In the first season the bulk of the troops were engaged in creating a timber and earth wall with a ditch in front it which protected the work parties behind it.  Each of the forts being built was staged with a temporary camp to house the garrison and builders while work was on-going. Similarly, those guarding and building the Wall required accommodations. As part of the process, a construction trench was dug behind the wall for a road -- the spoil neatly piled to allow two wide verges on either side of the planned metalled carriageway. The skilled workers were concentrated in specialist groups working on the Wall starting in the East, while others started work on milecastles and forts.  Those digging the trench and laying the foundation were not as skilled as the crews working on the stone wall so their work was completed well ahead of time.

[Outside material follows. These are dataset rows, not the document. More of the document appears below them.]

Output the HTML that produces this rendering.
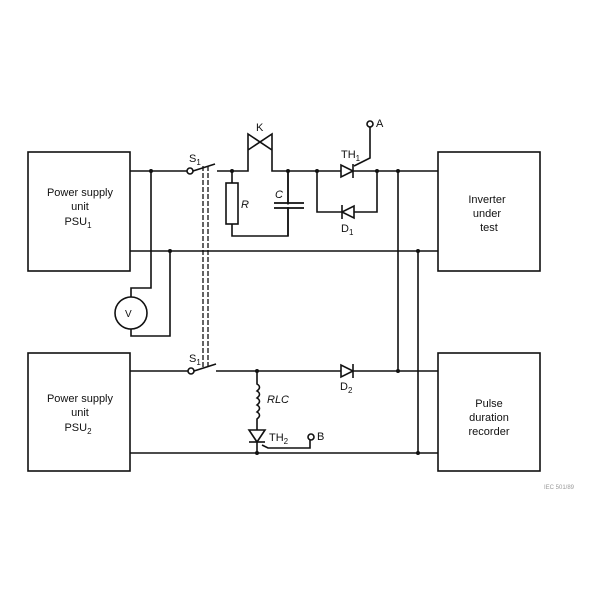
<!DOCTYPE html>
<html><head><style>body{margin:0;background:#fff}svg{display:block}</style></head><body>
<svg width="600" height="600" viewBox="0 0 600 600" xmlns="http://www.w3.org/2000/svg" font-family="Liberation Sans, sans-serif" fill="none" stroke="#111" stroke-width="1.6">
<rect x="0" y="0" width="600" height="600" fill="#fff" stroke="none"/>
<!-- boxes -->
<rect x="28" y="152" width="102" height="119"/>
<rect x="438" y="152" width="102" height="119"/>
<rect x="28" y="353" width="102" height="118"/>
<rect x="438" y="353" width="102" height="118"/>
<g fill="#111" stroke="none" font-size="11" text-anchor="middle">
<text x="80" y="196">Power supply</text><text x="80" y="210">unit</text><text x="78" y="225">PSU<tspan font-size="8" dy="3">1</tspan></text>
<text x="487" y="203">Inverter</text><text x="487" y="217">under</text><text x="489" y="231">test</text>
<text x="80" y="402">Power supply</text><text x="80" y="416">unit</text><text x="78" y="431">PSU<tspan font-size="8" dy="3">2</tspan></text>
<text x="489" y="407">Pulse</text><text x="489" y="421">duration</text><text x="489" y="435">recorder</text>
</g>
<!-- top line -->
<path d="M130 171H187M217 171H248V134L272 150V134L248 150M272 134V171H438"/>
<circle cx="190" cy="171" r="3" fill="#fff"/>
<path d="M193 171L215 164"/>
<path d="M203 166V368M208 166V368" stroke-dasharray="5,2" stroke-width="1.3"/>
<!-- R and C -->
<path d="M232 171V236H288V171"/>
<rect x="226" y="183" width="12" height="41" fill="#fff"/>
<path d="M288 171V204M288 208V236" />
<path d="M274 203H304M274 208H304" stroke-width="1.8"/>
<rect x="284" y="204.5" width="8" height="2.5" fill="#fff" stroke="none"/>
<!-- TH1 and D1 -->
<path d="M317 171V212H377V171"/>
<path d="M341 165V177L353 171Z" fill="#fff"/><path d="M353 164V178"/>
<path d="M354 206V218L342 212Z" fill="#fff"/><path d="M342 205V219"/>
<path d="M354 166L370 158V127"/>
<circle cx="370" cy="124" r="3" fill="#fff"/>
<!-- second line -->
<path d="M130 251H438"/>
<path d="M151 171V288H131V297M131 329V336H170V251"/>
<circle cx="131" cy="313" r="16"/>
<path d="M398 171V371M418 251V453"/>
<!-- bottom lines -->
<path d="M130 371H188M216 371H438"/>
<circle cx="191" cy="371" r="3" fill="#fff"/>
<path d="M194 371L216 364"/>
<path d="M341 365V377L353 371Z" fill="#fff"/><path d="M353 364V378"/>
<path d="M130 453H438"/>
<path d="M257 371V384q5 3 0 7q5 3 0 7q5 3 0 7q5 3 0 7q5 3 0 7V430M257 442V453"/>
<path d="M249 430H265L257 442Z" fill="#fff"/><path d="M249 442H265"/>
<path d="M262 445L268 448H310V440"/>
<circle cx="311" cy="437" r="3" fill="#fff"/>
<!-- nodes -->
<g fill="#111" stroke="none">
<circle cx="151" cy="171" r="2"/><circle cx="232" cy="171" r="2"/><circle cx="288" cy="171" r="2"/><circle cx="317" cy="171" r="2"/><circle cx="377" cy="171" r="2"/><circle cx="398" cy="171" r="2"/>
<circle cx="170" cy="251" r="2"/><circle cx="418" cy="251" r="2"/><circle cx="398" cy="371" r="2"/><circle cx="257" cy="371" r="2"/><circle cx="257" cy="453" r="2"/><circle cx="418" cy="453" r="2"/>
</g>
<!-- labels -->
<g fill="#111" stroke="none" font-size="11">
<text x="256" y="131">K</text>
<text x="189" y="162">S<tspan font-size="8" dy="3">1</tspan></text>
<text x="189" y="362">S<tspan font-size="8" dy="3">1</tspan></text>
<text x="241" y="208" font-style="italic">R</text>
<text x="275" y="198" font-style="italic">C</text>
<text x="341" y="158">TH<tspan font-size="8" dy="3">1</tspan></text>
<text x="341" y="232">D<tspan font-size="8" dy="3">1</tspan></text>
<text x="376" y="127">A</text>
<text x="340" y="390">D<tspan font-size="8" dy="3">2</tspan></text>
<text x="267" y="403" font-style="italic">RLC</text>
<text x="269" y="441">TH<tspan font-size="8" dy="3">2</tspan></text>
<text x="317" y="440">B</text>
<text x="125" y="317" font-size="10">V</text>
<text x="544" y="489" font-size="6" fill="#999">IEC  501/89</text>
</g>
</svg>
</body></html>
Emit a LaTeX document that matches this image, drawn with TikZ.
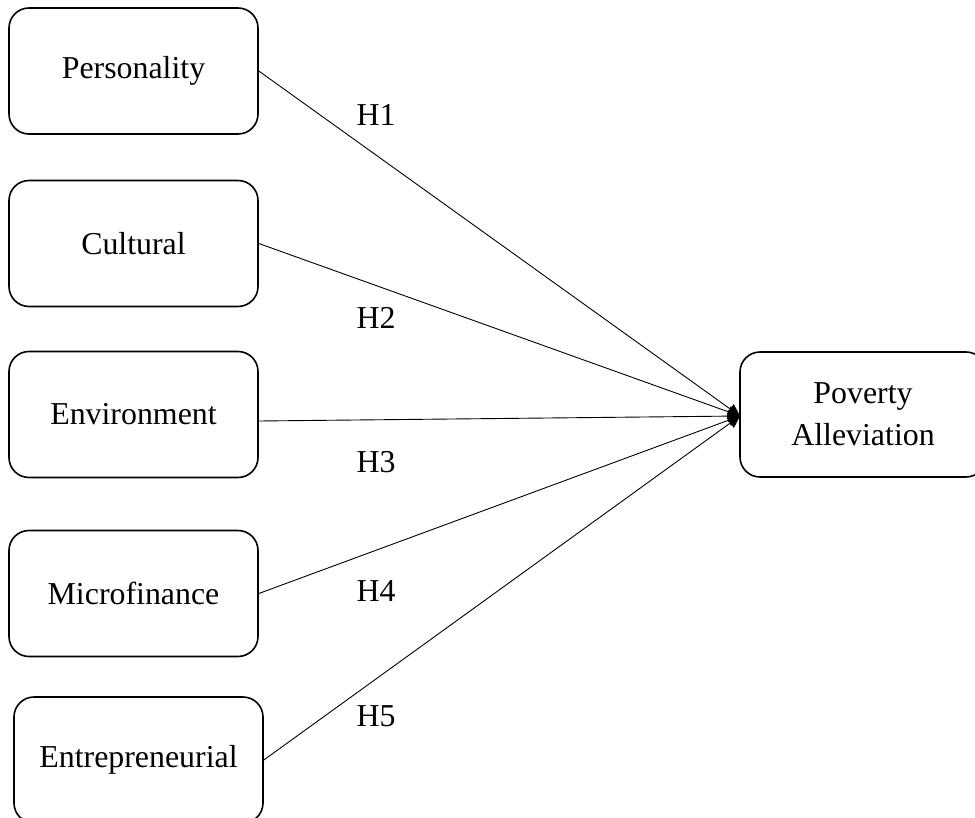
\documentclass[tikz,border=0pt]{standalone}
\usepackage{fontspec}
\setmainfont{Liberation Serif}
\usetikzlibrary{arrows.meta}
\begin{document}
\begin{tikzpicture}[x=1bp,y=-1bp,
  varbox/.style={draw,line width=1.6bp,rounded corners=20bp,minimum width=249bp,minimum height=126bp,inner sep=0pt,font=\fontsize{32}{42}\selectfont,align=center},
  link/.style={line width=0.9bp,-{Triangle[length=12bp,width=12bp]}},
  hlab/.style={font=\fontsize{32}{38}\selectfont,inner sep=0pt}]
\useasboundingbox (0,0) rectangle (975,818);
\node[varbox] (pers) at (133.5,71) {Personality};
\node[varbox] (cult) at (133.5,243.5) {Cultural};
\node[varbox] (env) at (133.5,414.5) {Environment};
\node[varbox] (micro) at (133.5,593.5) {Microfinance};
\node[varbox] (entr) at (138.5,760) {Entrepreneurial};
\node[varbox,minimum width=246bp,minimum height=125bp] (pov) at (863,414.5) {Poverty\\Alleviation};
\coordinate (tip) at (740,416);
\draw[link] (pers.east) -- (tip);
\draw[link] (cult.east) -- (tip);
\draw[link] ([yshift=-6.5bp]env.east) -- (tip);
\draw[link] (micro.east) -- (tip);
\draw[link] (entr.east) -- (tip);
\node[hlab] (h1) at (376,115) {H1};
\node[hlab] (h2) at (376,318) {H2};
\node[hlab] (h3) at (376,462) {H3};
\node[hlab] (h4) at (376,591) {H4};
\node[hlab] (h5) at (376,716) {H5};
\end{tikzpicture}
\end{document}
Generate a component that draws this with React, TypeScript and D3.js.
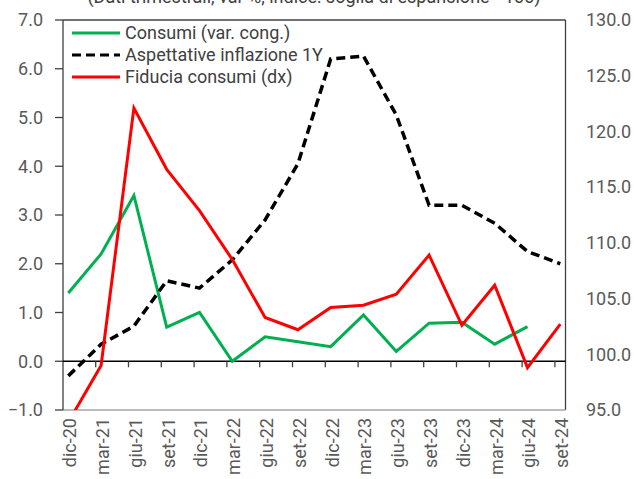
import * as d3 from 'd3'

const categories = ['dic-20', 'mar-21', 'giu-21', 'set-21', 'dic-21', 'mar-22', 'giu-22', 'set-22', 'dic-22', 'mar-23', 'giu-23', 'set-23', 'dic-23', 'mar-24', 'giu-24', 'set-24']

// consumi, var. congiunturale (sx)
const consumi = [1.4, 2.2, 3.4, 0.7, 1.0, 0.0, 0.5, 0.4, 0.3, 0.95, 0.2, 0.78, 0.8, 0.35, 0.71]
// aspettative di inflazione a 1 anno (sx)
const aspettative = [-0.3, 0.35, 0.72, 1.65, 1.5, 2.08, 2.9, 4.05, 6.2, 6.26, 5.05, 3.2, 3.2, 2.83, 2.25, 2.0]
// fiducia consumatori (dx)
const fiducia = [93.9, 99.0, 122.1, 116.6, 112.9, 108.5, 103.3, 102.2, 104.2, 104.4, 105.4, 108.9, 102.6, 106.2, 98.8, 102.7]

const leftTicks = [-1, 0, 1, 2, 3, 4, 5, 6, 7]
const rightTicks = [95, 100, 105, 110, 115, 120, 125, 130]

const legendItems = [
  { label: 'Consumi (var. cong.)', color: '#00B050', dash: '' },
  { label: 'Aspettative inflazione 1Y', color: '#000', dash: '9,5' },
  { label: 'Fiducia consumi (dx)', color: '#FF0000', dash: '' },
]

const W = 634
const H = 479
const plot = { left: 63, right: 565.5, top: 20, bottom: 410 }
const font = 'Roboto, sans-serif'

export default function App() {
  const x = d3.scaleLinear().domain([0, categories.length - 1]).range([68.3, 560.3])
  const yL = d3.scaleLinear().domain([-1, 7]).range([plot.bottom, plot.top])
  const yR = d3.scaleLinear().domain([95, 130]).range([plot.bottom, plot.top])

  const lineL = d3.line<number>().x((_, i) => x(i)).y((d) => yL(d))
  const lineR = d3.line<number>().x((_, i) => x(i)).y((d) => yR(d))

  const fmt = d3.format('.1f')
  const y0 = yL(0)

  return (
    <svg width={W} height={H} style={{ position: 'absolute', left: 0, top: 0 }} fontFamily={font}>
      <defs>
        <clipPath id="plotClip">
          <rect x={plot.left} y={plot.top} width={plot.right - plot.left} height={plot.bottom - plot.top} />
        </clipPath>
      </defs>

      <text x={314} y={3} textAnchor="middle" fontSize={18} fill="#404040">
        (Dati trimestrali, var %, indice: soglia di espansione =100)
      </text>

      {/* cornice area grafico */}
      <line x1={plot.left} x2={plot.right} y1={plot.top} y2={plot.top} stroke="#404040" strokeWidth={1.3} />
      <line x1={plot.right} x2={plot.right} y1={plot.top} y2={plot.bottom} stroke="#404040" strokeWidth={1.3} />
      <line x1={plot.left} x2={plot.right} y1={plot.bottom} y2={plot.bottom} stroke="#a6a6a6" strokeWidth={1.3} />

      {/* asse sinistro */}
      <line x1={plot.left} x2={plot.left} y1={plot.top} y2={plot.bottom} stroke="#404040" strokeWidth={1.3} />
      {leftTicks.map((t) => (
        <g key={t}>
          <line x1={plot.left - 8} x2={plot.left} y1={yL(t)} y2={yL(t)} stroke="#404040" strokeWidth={1.3} />
          <text x={43} y={yL(t)} dy="0.35em" textAnchor="end" fontSize={18} fill="#595959">
            {fmt(t)}
          </text>
        </g>
      ))}

      {/* asse destro */}
      {rightTicks.map((t) => (
        <text key={t} x={586} y={yR(t)} dy="0.35em" textAnchor="start" fontSize={18} fill="#595959">
          {fmt(t)}
        </text>
      ))}

      {/* asse x sullo zero */}
      <line x1={plot.left} x2={plot.right} y1={y0} y2={y0} stroke="#000" strokeWidth={1.3} />
      {categories.slice(1).map((c, i) => (
        <line key={c} x1={x(i + 1) - 5.4} x2={x(i + 1) - 5.4} y1={y0} y2={y0 + 6} stroke="#404040" strokeWidth={1.3} />
      ))}
      {categories.map((c, i) => (
        <text
          key={c}
          transform={`translate(${x(i) + 1.5},418) rotate(-90)`}
          dy="0.35em"
          textAnchor="end"
          fontSize={18}
          fill="#595959"
        >
          {c}
        </text>
      ))}

      <g clipPath="url(#plotClip)" fill="none" strokeLinejoin="miter">
        <path d={lineL(consumi) ?? ''} stroke="#00B050" strokeWidth={3} />
        <path d={lineL(aspettative) ?? ''} stroke="#000" strokeWidth={3.5} strokeDasharray="9,5" />
        <path d={lineR(fiducia) ?? ''} stroke="#FF0000" strokeWidth={3} />
      </g>

      {/* legenda */}
      {legendItems.map((l, i) => {
        const ly = 33 + i * 22
        return (
          <g key={l.label}>
            <line x1={72} x2={120} y1={ly} y2={ly} stroke={l.color} strokeWidth={3} strokeDasharray={l.dash || undefined} />
            <text x={125} y={ly} dy="0.35em" fontSize={18} fill="#404040">
              {l.label}
            </text>
          </g>
        )
      })}
    </svg>
  )
}
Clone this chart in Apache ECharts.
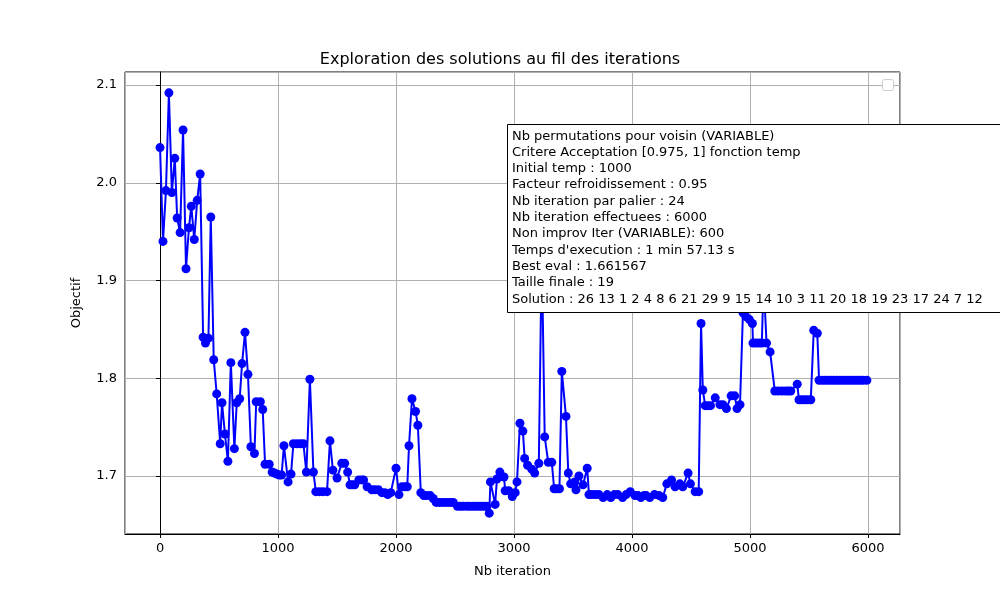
<!DOCTYPE html>
<html>
<head>
<meta charset="utf-8">
<script src="https://cdn.jsdelivr.net/npm/echarts@6/dist/echarts.min.js"></script>
<style>html,body{margin:0;background:#fff}#c{width:1000px;height:600px}</style>
</head>
<body>
<div id="c"></div>
<script>
// iterations et valeurs
const iterations = [0,25,50,75,100,125,145,170,195,220,245,265,290,315,340,365,385,410,430,455,480,510,525,550,575,600,630,650,675,695,720,745,770,800,815,850,870,890,925,950,970,990,1010,1030,1050,1085,1110,1130,1160,1190,1215,1240,1270,1300,1320,1350,1380,1415,1440,1465,1500,1540,1565,1590,1610,1630,1650,1685,1710,1725,1755,1795,1820,1850,1880,1905,1930,1955,2000,2025,2050,2075,2095,2110,2135,2165,2185,2210,2235,2260,2290,2315,2340,2365,2390,2415,2440,2465,2485,2520,2545,2570,2600,2625,2650,2675,2700,2725,2750,2770,2790,2800,2840,2855,2880,2915,2925,2955,2985,3010,3025,3050,3075,3090,3115,3150,3175,3210,3235,3260,3290,3320,3340,3360,3385,3405,3440,3460,3480,3515,3525,3550,3585,3620,3635,3660,3690,3720,3755,3790,3820,3850,3880,3920,3950,3985,4025,4050,4075,4100,4120,4150,4190,4230,4260,4295,4335,4365,4405,4430,4475,4495,4535,4565,4585,4600,4620,4640,4665,4705,4745,4770,4800,4840,4870,4890,4915,4940,4965,4995,5020,5025,5050,5075,5100,5115,5140,5170,5210,5240,5270,5300,5325,5345,5400,5415,5440,5465,5490,5515,5540,5570,5585,5610,5635,5660,5685,5710,5735,5760,5785,5810,5835,5860,5885,5910,5935,5960,5990];
const objectif = [2.036,1.940,1.992,2.092,1.990,2.025,1.964,1.949,2.054,1.912,1.954,1.976,1.942,1.982,2.009,1.842,1.836,1.841,1.965,1.819,1.784,1.733,1.775,1.743,1.715,1.816,1.728,1.775,1.779,1.815,1.847,1.804,1.730,1.723,1.776,1.776,1.768,1.712,1.712,1.704,1.703,1.702,1.701,1.701,1.731,1.694,1.702,1.733,1.733,1.733,1.733,1.704,1.799,1.704,1.684,1.684,1.684,1.684,1.736,1.706,1.698,1.713,1.713,1.704,1.691,1.691,1.691,1.696,1.696,1.696,1.689,1.686,1.686,1.686,1.683,1.683,1.681,1.683,1.708,1.681,1.689,1.689,1.689,1.731,1.779,1.766,1.752,1.683,1.680,1.680,1.680,1.677,1.673,1.673,1.673,1.673,1.673,1.673,1.673,1.669,1.669,1.669,1.669,1.669,1.669,1.669,1.669,1.669,1.669,1.669,1.662,1.694,1.671,1.697,1.704,1.699,1.685,1.685,1.679,1.683,1.694,1.754,1.746,1.718,1.711,1.707,1.703,1.713,1.930,1.740,1.714,1.714,1.687,1.687,1.687,1.807,1.761,1.703,1.692,1.694,1.686,1.700,1.691,1.708,1.681,1.681,1.681,1.681,1.678,1.681,1.678,1.681,1.681,1.678,1.681,1.684,1.680,1.680,1.678,1.680,1.680,1.678,1.681,1.680,1.678,1.692,1.696,1.689,1.692,1.689,1.703,1.692,1.684,1.684,1.856,1.788,1.772,1.772,1.772,1.780,1.773,1.773,1.769,1.782,1.782,1.769,1.773,1.867,1.863,1.860,1.856,1.836,1.836,1.836,1.836,1.900,1.836,1.827,1.787,1.787,1.787,1.787,1.787,1.787,1.794,1.778,1.778,1.778,1.778,1.778,1.849,1.846,1.798,1.798,1.798,1.798,1.798,1.798,1.798,1.798,1.798,1.798,1.798,1.798,1.798,1.798,1.798,1.798,1.798];
const infoLines = [
  "Nb permutations pour voisin (VARIABLE)",
  "Critere Acceptation [0.975, 1] fonction temp",
  "Initial temp : 1000",
  "Facteur refroidissement : 0.95",
  "Nb iteration par palier : 24",
  "Nb iteration effectuees : 6000",
  "Non improv Iter (VARIABLE): 600",
  "Temps d'execution : 1 min 57.13 s",
  "Best eval : 1.661567",
  "Taille finale : 19",
  "Solution : 26 13 1 2 4 8 6 21 29 9 15 14 10 3 11 20 18 19 23 17 24 7 12"
];

const chart = echarts.init(document.getElementById("c"));
const font = "DejaVu Sans";
const axisCommon = {
  axisLine: { show: true, lineStyle: { color: "#000" } },
  axisTick: { show: true, inside: false, length: 4, lineStyle: { color: "#000" } },
  splitLine: { show: true, lineStyle: { color: "#b0b0b0", width: 1 } },
  nameTextStyle: { fontFamily: font, fontSize: 13, color: "#000" },
};
chart.setOption({
  animation: false,
  title: {
    text: "Exploration des solutions au fil des iterations",
    left: "center", top: 47,
    textStyle: { fontFamily: font, fontSize: 16, fontWeight: "normal", color: "#000" },
  },
  grid: { left: 125, right: 100, top: 72, bottom: 66, show: true, borderColor: "#000", borderWidth: 1 },
  xAxis: Object.assign({}, axisCommon, {
    type: "value", min: -297, max: 6271,
    name: "Nb iteration", nameLocation: "middle", nameGap: 31,
    axisLabel: {
      fontFamily: font, fontSize: 13, color: "#000", margin: 8,
      showMinLabel: false, showMaxLabel: false,
      formatter: (v) => (v % 1000 === 0 ? String(v) : ""),
    },
  }),
  yAxis: Object.assign({}, axisCommon, {
    type: "value", min: 1.6407, max: 2.1133,
    name: "Objectif", nameLocation: "middle", nameGap: 42,
    axisLabel: {
      fontFamily: font, fontSize: 13, color: "#000", margin: 8,
      showMinLabel: false, showMaxLabel: false,
      formatter: (v) => (Math.abs(v * 10 - Math.round(v * 10)) < 1e-6 ? v.toFixed(1) : ""),
    },
  }),
  series: [{
    type: "line",
    data: iterations.map((x, i) => [x, objectif[i]]),
    symbol: "circle", symbolSize: 9,
    lineStyle: { color: "#0000ff", width: 2 },
    itemStyle: { color: "#0000ff" },
    z: 2,
  }],
  graphic: [
    { type: "rect", left: 882, top: 79, shape: { width: 11, height: 11, r: 2 },
      style: { fill: "#fff", stroke: "#ccc", lineWidth: 1 }, z: 10 },
    { type: "rect", left: 507, top: 124, shape: { width: 520, height: 188 },
      style: { fill: "#fff", stroke: "#000", lineWidth: 1 }, z: 10 },
    { type: "text", left: 512, top: 128, z: 11,
      style: { text: infoLines.join("\n"), fontFamily: font, fontSize: 13, lineHeight: 16.3, fill: "#000" } },
  ],
});
</script>
</body>
</html>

All appears to have gone well at first, but at some point, work appears to have virtually stopped. It is likely that warfare disrupted the construction process. Once the work was restarted again, the quality and quantity of the building was scaled back, the plan to build the road was abandoned, and extra forts were added.
So the wall was built in a war zone, as an army installation and a fortified frontier to contain the threat that had not been eliminated forty years earlier. Whatever the technical and in particular logistic achievements, the Wall did not work, and Hadrian’s successor moved the frontier North to Forth Isthmus, where forces could be concentrated on a shorter frontier.

Little remains of the wall to study, after centuries of robbing, and its systematic demolition by engineers in 1740’s in what turned out to be the final action on the frontier. On 16 April 1746, the Battle of Culloden, probably not that far from Mons Graupius, finally brought the highlands under central control.

There has been very little investigation of the scant traces of that remain of the extensive temporary works or of the builders and forces that guarded them. In the archaeology of these timber and earth structures lies the real key to understanding how the Wall was constructed.